**TASK INSTRUCTIONS**.
The lines to return are those from the one containing "Convert this chart" down to the one containing "import * as", inclusive; return them exactly and nothing else.

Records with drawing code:
— BEGIN —
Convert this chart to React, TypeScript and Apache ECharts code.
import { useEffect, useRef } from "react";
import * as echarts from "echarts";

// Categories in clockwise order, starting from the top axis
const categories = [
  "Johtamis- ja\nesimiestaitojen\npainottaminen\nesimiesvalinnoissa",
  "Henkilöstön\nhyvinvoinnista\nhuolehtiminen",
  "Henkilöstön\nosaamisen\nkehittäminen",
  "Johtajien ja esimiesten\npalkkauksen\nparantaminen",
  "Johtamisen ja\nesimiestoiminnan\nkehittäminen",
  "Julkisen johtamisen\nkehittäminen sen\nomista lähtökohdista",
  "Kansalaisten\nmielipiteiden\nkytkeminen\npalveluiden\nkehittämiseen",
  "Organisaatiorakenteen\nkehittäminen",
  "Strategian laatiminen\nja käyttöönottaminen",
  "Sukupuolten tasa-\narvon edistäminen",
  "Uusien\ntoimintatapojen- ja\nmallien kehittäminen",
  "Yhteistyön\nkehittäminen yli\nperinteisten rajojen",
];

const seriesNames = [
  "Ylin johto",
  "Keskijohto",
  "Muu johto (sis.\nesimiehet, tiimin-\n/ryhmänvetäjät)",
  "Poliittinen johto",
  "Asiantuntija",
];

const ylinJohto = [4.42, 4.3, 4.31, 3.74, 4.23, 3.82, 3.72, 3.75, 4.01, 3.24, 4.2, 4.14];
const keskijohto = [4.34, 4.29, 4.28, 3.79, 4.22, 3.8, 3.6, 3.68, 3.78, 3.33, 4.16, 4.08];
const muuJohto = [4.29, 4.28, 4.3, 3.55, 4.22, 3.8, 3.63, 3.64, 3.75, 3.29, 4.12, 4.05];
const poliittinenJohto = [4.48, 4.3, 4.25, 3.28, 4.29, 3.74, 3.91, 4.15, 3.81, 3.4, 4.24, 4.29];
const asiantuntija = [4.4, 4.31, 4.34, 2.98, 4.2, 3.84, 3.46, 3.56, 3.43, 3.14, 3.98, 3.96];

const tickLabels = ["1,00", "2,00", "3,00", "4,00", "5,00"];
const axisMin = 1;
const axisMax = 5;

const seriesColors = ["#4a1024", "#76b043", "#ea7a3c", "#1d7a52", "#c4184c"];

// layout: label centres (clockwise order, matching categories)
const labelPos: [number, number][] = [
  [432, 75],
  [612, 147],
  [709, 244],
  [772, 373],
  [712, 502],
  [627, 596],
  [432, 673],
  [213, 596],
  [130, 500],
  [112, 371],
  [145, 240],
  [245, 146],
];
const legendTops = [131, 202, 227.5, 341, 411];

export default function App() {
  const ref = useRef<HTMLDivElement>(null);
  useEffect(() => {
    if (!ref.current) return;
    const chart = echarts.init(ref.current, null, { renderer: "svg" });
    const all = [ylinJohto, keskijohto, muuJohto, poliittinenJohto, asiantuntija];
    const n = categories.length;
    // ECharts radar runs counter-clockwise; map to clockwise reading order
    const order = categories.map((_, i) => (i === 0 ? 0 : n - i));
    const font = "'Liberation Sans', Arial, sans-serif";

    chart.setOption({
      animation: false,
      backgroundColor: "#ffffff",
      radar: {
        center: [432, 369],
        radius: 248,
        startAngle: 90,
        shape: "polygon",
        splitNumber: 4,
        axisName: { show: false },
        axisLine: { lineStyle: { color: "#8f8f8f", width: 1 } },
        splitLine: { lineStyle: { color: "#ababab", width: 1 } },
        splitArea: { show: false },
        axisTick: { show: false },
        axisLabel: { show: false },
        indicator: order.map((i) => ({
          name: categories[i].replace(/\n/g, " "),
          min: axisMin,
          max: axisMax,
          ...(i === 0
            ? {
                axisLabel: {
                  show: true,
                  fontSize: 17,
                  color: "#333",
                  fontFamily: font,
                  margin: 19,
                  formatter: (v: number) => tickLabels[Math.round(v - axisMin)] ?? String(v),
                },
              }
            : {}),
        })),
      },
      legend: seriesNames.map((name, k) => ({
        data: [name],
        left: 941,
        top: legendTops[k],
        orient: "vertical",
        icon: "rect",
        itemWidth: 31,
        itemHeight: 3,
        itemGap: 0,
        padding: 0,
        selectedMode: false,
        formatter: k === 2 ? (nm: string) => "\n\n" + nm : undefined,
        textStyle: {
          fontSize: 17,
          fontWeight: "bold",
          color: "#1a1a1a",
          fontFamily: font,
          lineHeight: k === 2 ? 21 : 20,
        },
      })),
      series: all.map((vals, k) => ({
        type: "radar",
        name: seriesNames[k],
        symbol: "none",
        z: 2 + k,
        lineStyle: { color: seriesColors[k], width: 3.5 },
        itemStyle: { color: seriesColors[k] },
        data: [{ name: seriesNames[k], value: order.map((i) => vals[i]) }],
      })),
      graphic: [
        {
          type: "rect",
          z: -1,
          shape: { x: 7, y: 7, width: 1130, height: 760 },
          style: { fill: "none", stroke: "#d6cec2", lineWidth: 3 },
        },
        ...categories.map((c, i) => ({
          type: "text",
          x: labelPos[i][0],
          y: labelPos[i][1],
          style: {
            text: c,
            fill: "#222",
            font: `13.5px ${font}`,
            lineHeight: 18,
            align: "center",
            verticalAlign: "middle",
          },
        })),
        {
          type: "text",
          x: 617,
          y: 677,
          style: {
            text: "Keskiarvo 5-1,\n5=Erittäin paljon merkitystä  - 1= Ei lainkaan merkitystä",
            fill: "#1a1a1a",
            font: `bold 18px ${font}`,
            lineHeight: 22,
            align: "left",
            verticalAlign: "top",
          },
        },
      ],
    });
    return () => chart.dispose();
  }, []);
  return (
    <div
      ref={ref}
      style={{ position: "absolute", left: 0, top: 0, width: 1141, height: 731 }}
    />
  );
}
— END —
— BEGIN —
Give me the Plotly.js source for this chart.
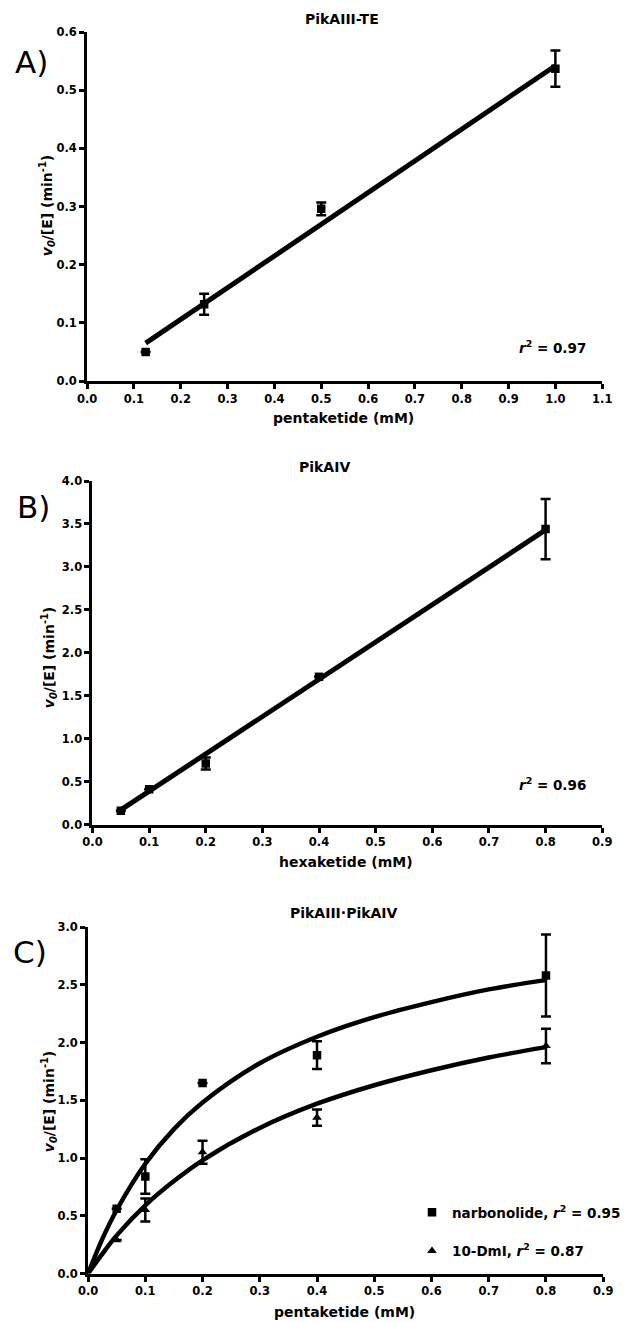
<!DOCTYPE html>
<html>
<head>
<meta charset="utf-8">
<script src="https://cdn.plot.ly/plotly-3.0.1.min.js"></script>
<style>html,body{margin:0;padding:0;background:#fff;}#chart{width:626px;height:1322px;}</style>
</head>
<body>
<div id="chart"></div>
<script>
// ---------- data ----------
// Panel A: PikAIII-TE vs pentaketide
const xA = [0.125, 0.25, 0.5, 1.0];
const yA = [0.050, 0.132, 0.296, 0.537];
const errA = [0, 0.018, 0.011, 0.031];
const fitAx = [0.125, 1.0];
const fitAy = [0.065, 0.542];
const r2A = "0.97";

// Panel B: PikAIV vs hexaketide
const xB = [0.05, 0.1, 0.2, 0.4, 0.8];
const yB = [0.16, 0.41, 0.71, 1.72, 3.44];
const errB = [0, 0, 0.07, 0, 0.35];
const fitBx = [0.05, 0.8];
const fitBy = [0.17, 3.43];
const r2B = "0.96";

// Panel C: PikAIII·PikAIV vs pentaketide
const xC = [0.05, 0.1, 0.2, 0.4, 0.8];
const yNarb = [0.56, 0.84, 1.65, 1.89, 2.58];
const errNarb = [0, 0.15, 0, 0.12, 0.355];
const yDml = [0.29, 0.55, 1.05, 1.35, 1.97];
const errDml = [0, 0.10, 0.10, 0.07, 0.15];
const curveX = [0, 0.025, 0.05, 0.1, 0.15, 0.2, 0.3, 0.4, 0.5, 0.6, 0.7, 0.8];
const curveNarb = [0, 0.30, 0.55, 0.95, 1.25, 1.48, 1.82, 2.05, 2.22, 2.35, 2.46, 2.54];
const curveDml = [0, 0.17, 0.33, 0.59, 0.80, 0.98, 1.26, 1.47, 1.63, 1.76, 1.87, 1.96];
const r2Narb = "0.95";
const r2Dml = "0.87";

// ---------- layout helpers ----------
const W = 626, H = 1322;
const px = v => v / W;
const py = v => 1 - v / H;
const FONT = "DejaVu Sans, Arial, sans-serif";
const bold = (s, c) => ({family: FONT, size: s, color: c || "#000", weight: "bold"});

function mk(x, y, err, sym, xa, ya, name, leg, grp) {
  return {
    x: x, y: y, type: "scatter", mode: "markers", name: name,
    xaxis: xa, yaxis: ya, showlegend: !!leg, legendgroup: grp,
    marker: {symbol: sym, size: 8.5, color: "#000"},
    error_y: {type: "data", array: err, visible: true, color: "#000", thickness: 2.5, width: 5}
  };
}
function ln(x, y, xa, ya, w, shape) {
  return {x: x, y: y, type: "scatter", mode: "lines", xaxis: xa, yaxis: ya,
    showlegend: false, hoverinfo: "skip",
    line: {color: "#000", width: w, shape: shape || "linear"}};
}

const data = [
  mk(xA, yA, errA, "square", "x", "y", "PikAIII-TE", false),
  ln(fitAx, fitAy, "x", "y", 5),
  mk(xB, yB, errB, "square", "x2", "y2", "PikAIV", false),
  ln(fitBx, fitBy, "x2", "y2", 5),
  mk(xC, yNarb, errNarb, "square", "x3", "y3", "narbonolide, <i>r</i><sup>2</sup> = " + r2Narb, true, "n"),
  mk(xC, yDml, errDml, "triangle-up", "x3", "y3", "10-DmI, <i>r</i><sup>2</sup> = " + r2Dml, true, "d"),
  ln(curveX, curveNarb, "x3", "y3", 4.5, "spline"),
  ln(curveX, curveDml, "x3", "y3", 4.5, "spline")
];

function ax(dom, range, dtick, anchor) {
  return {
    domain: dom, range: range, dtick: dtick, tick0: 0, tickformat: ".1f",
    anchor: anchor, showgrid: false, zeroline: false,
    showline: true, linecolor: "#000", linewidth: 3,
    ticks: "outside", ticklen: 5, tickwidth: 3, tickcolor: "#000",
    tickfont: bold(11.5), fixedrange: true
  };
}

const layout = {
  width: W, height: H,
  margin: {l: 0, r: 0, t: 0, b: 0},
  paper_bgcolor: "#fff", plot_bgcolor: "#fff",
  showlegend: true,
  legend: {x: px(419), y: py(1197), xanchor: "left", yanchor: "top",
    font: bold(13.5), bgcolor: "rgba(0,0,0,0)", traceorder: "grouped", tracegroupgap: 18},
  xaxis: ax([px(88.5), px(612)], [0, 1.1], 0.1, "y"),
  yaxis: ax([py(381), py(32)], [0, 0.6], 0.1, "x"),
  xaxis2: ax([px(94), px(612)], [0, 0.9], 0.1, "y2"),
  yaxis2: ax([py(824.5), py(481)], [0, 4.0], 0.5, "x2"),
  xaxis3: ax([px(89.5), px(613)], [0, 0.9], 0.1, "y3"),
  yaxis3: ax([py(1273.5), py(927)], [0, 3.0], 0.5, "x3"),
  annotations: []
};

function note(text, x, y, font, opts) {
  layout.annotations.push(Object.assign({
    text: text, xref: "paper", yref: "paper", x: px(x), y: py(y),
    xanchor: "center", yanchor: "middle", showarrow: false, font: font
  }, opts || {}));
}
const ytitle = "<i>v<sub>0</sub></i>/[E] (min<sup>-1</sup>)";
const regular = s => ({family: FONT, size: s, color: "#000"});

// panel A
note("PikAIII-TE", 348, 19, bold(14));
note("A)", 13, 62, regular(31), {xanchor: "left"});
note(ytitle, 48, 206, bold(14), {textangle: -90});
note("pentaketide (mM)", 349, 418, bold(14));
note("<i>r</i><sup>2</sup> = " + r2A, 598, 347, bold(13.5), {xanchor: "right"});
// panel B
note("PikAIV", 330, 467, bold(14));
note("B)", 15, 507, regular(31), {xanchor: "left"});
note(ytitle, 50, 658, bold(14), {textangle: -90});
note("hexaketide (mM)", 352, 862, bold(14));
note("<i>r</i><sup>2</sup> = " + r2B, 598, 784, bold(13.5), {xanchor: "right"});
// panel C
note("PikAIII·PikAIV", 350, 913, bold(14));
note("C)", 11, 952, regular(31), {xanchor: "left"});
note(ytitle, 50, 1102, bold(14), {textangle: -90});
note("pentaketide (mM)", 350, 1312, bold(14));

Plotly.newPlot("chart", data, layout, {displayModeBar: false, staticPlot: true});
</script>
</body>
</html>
— END —
**SOLUTION**.
Convert this chart to React, TypeScript and Apache ECharts code.
import { useEffect, useRef } from "react";
import * as echarts from "echarts";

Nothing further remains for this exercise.